Da li imaš pravo? is the debut studio album by Serbian recording artist and producer Gru. With production done by Jugodisk and City Records, this album marked the first wave of Serbian hip-hop. The album was certified gold in Serbia, and included the eponymous song Da li imaš pravo, which was a number one song on the Serbian charts for 5 consecutive weeks.

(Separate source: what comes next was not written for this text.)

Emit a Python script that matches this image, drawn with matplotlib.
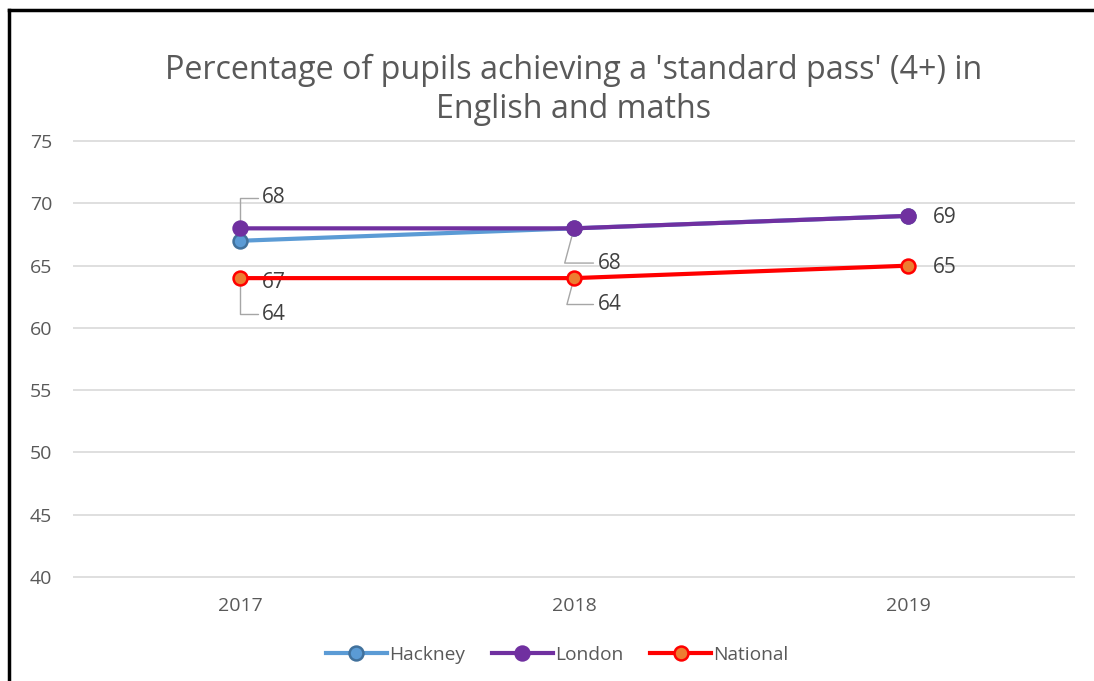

Recorded between 24 October until 10 December 1994, the album's chart-topping songs include Da li imaš pravo, Pravo u raj, Geto and Život je lep, which was done as a duet with retired musician Mario Rajić, better known as Enco.

==Track listing==

| No. | Title | Lyrics | Music | Length |
|---|---|---|---|---|
| 1. | "Gru In" ("Gru In") | D. Andonov | D. Andonov | 3:18 |
| 2. | "Da li imaš pravo" ("Do You Have The Right") | D. Andonov | D. Andonov | 3:59 |
| 3. | "M.F. Gru" ("M.F. Gru") | D. Andonov | D. Andonov | 3:42 |
| 4. | "Zašto sam tu" ("Why Am I Here") | D. Andonov | D. Andonov | 4:16 |
| 5. | "Pravo u raj" ("Right to Heaven") | D. Andonov | D. Andonov | 3:26 |
| 6. | "Geto" ("Ghetto") | D. Andonov | D. Andonov | 3:02 |
| 7. | "Život nije uvek lep" ("Life Isn't Always Beautiful") | D. Andonov | D. Andonov | 3:28 |
| 8. | "Samo novi dani" ("Only New Days") | D. Andonov | D. Andonov | 4:19 |
| 9. | "On je lud" ("He's Crazy") | D. Andonov | D. Andonov | 4:57 |
| 10. | "Uzmi pare I beži" ("Take the Cash and Run") | D. Andonov | D. Andonov | 4:14 |
| 11. | "Oseti žurbu" ("Feel the Rush") | D. Andonov | D. Andonov | 4:04 |
| 12. | "Gru Out" ("Gru Out") | D. Andonov | D. Andonov | 3:48 |
| 13. | ""Život je lep"" ("Life is Beautiful") | D. Andonov, M. Rajić | D. Andonov | 2:58 |

==Reception==
This album received generally positive reviews from critics, including Serbian music critic and producer Dragan Pajović, who described this album as "an eclectic approach to music by combining genres of funk and rap". Musicians Leontina Vukomanović and Nenad Jovanović have praised the album for the songs Geto and On je lud, for the aspect of merging funk and hip-hop.